"I don't want to insult your fair city," she said. "It's just that, like, Philadelphia? Of all places? It's an odd prize. I couldn't understand it. You'd think maybe a week in Hawaii would be a prize."
That said, Kinkead revealed that she did not particularly want to go to Hawaii, either. She wanted to go to Nova Scotia to visit friends. She was willing to pass through Philadelphia on the way if it meant she could save on airfare.
Frankly, the folks at Weightman Public Relations, who put the prize together in response to an offhand remark by Mayor Rendell, had been expecting a bit more jubilation.
After all, they had arranged for round-trip airfare through USAir and six nights at the Four Seasons Hotel. And persuading the Jeopardy! staff to use it all as a prize was not easy.
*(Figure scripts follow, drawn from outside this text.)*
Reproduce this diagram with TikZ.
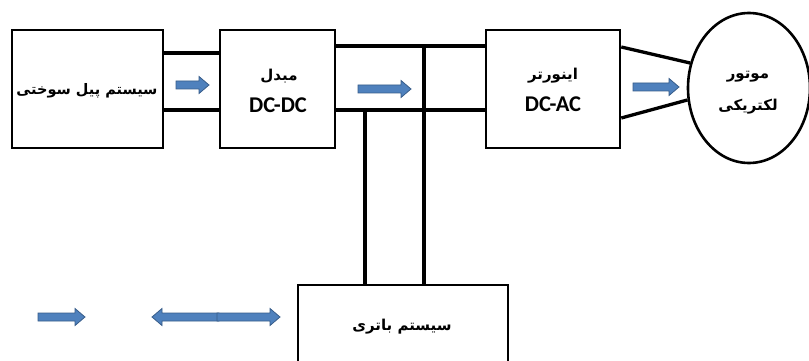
\documentclass[tikz,border=0pt]{standalone}
\usepackage{fontspec}
\usetikzlibrary{shapes.geometric}
\TeXXeTstate=1
\newfontfamily\arabicfont[Script=Arabic]{DejaVu Sans}
\newfontfamily\latinfont{Carlito}
\definecolor{arrfill}{HTML}{4F81BD}
\definecolor{arrdraw}{HTML}{385D8A}
\newcommand\fa[1]{{\arabicfont\bfseries\beginR #1\endR}}
\newcommand\lat[1]{{\latinfont\bfseries #1}}
\tikzset{
  blk/.style={draw, line width=2.6pt, inner sep=0pt, fill=white},
  wire/.style={line width=3.3pt},
  blockarr/.style={fill=arrfill, draw=arrdraw, line width=0.8pt, line join=miter},
  fatxt/.style={inner sep=0pt, font=\fontsize{15}{17}\selectfont},
  latxt/.style={inner sep=0pt, font=\fontsize{22.5}{24}\selectfont},
}
% right-pointing block arrow: x1, x2 (tip), y
\newcommand\rarr[3]{\filldraw[blockarr] (#1,#3-4) -- (#2-10,#3-4) -- (#2-10,#3-8.5) -- (#2,#3) -- (#2-10,#3+8.5) -- (#2-10,#3+4) -- (#1,#3+4) -- cycle;}
% left-pointing block arrow: x1 (tip), x2, y
\newcommand\larr[3]{\filldraw[blockarr] (#2,#3-4) -- (#1+10,#3-4) -- (#1+10,#3-8.5) -- (#1,#3) -- (#1+10,#3+8.5) -- (#1+10,#3+4) -- (#2,#3+4) -- cycle;}
\begin{document}
\begin{tikzpicture}[x=1pt, y=-1pt]
\useasboundingbox (0,0) rectangle (809,361);
\clip (0,0) rectangle (809,361);
\fill[white] (0,0) rectangle (809,361);

% boxes
\node[blk, minimum width=151pt, minimum height=118pt] (fc) at (87.5,89) {};
\node[blk, minimum width=115pt, minimum height=118pt] (dc) at (277.5,89) {};
\node[blk, minimum width=134pt, minimum height=118pt] (inv) at (553,89) {};
\node[blk, ellipse, minimum width=122pt, minimum height=150pt] (mot) at (749,88) {};
\node[blk, minimum width=210pt, minimum height=84pt] (bat) at (403,327) {};

% junction points
\coordinate (j1) at (365,110);
\coordinate (j2) at (424,46);

% wires
\draw[wire] (fc.east |- 0,53) -- (dc.west |- 0,53);
\draw[wire] (fc.east |- 0,110) -- (dc.west |- 0,110);
\draw[wire] (dc.east |- j2) -- (inv.west |- j2);
\draw[wire] (dc.east |- j1) -- (inv.west |- j1);
\draw[wire] (j1) -- (bat.north -| j1);
\draw[wire] (j2) -- (bat.north -| j2);
\draw[wire] (inv.east |- 0,47) -- (mot.157);
\draw[wire] (inv.east |- 0,118) -- (mot.191);

% texts
\node[fatxt, font=\fontsize{14.5}{17}\selectfont] (t1) at (87,91) {\fa{سیستم پیل سوختی}};
\node[fatxt] (t2) at (279,76) {\fa{مبدل}};
\node[latxt] (t3) at (278,105) {\lat{DC-DC}};
\node[fatxt] (t4) at (553,76) {\fa{اینورتر}};
\node[latxt] (t5) at (553,104) {\lat{DC-AC}};
\node[fatxt] (t6) at (748,77) {\fa{موتور}};
\node[fatxt] (t7) at (748,107) {\fa{لکتریکی}};
\node[fatxt] (t8) at (402,327) {\fa{سیستم باتری}};

% flow arrows
\rarr{176}{209}{85}
\rarr{358}{411}{89}
\rarr{633}{679}{87}
% legend arrows
\rarr{38}{85}{317}
\larr{152}{219}{317}
\rarr{217}{280}{317}
\end{tikzpicture}
\end{document}
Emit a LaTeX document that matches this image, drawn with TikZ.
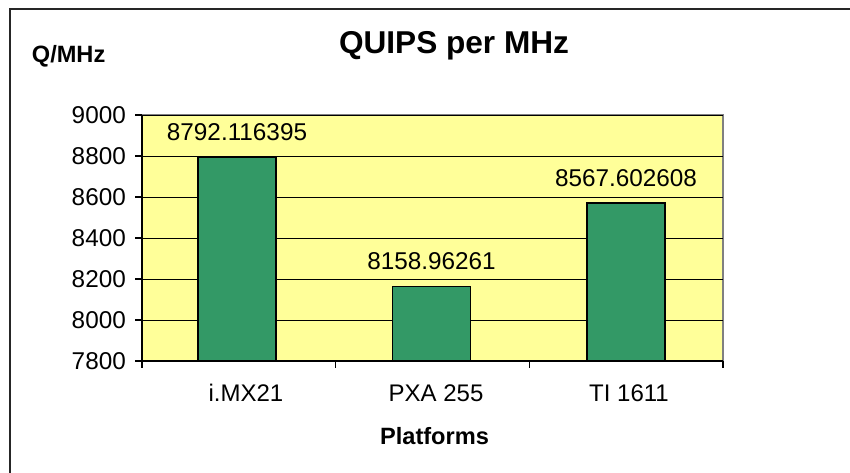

The Weightman people had hoped Kinkead could come in time for the July 4 week Sunoco "Welcome America!" celebration.
For Kinkead, that wasn't enough notice - even though she had known about her good fortune since February, when the Jeopardy! segment was taped, out in Culver City, Calif., a half-hour from her home.
At the time, she was required to take the standard Jeopardy! oath, swearing that she would reveal the outcome of the game and the nature of her prize to no one except her husband. As she is not inclined to brag, she said, it was an easy promise to keep.
When she first learned of the prize, Kinkead said: "I wasn't sure what we would do for seven days" in Philadelphia. Then she got to thinking.
"I thought to myself, how bad can a week at the Four Seasons be? We have one out here in L.A. . . . And I remembered about the Amish country and all the things that are close to Philadelphia, like New York and Washington."
At this point, Kinkead, who works as an insurance administrator for a cooperative of doctors, said she is "getting" excited, and tentatively plans to arrive sometime in the fall, perhaps in time for Super Sunday.
"They told me I would meet the mayor and get a tour of the city and ride some kind of special train from the airport into the city."
Nice.
Kinkead and her parents breezed through the city once, when she was 12, on the way to the New York World's Fair. She saw the Liberty Bell and Independence Hall then and imagines they haven't changed much.
Now, she said, she is looking forward to eating a cheesesteak.
She has heard about them from transplanted Philadelphians out in L.A.
"And to be perfectly honest," she said, "that's all I know of Philadelphia."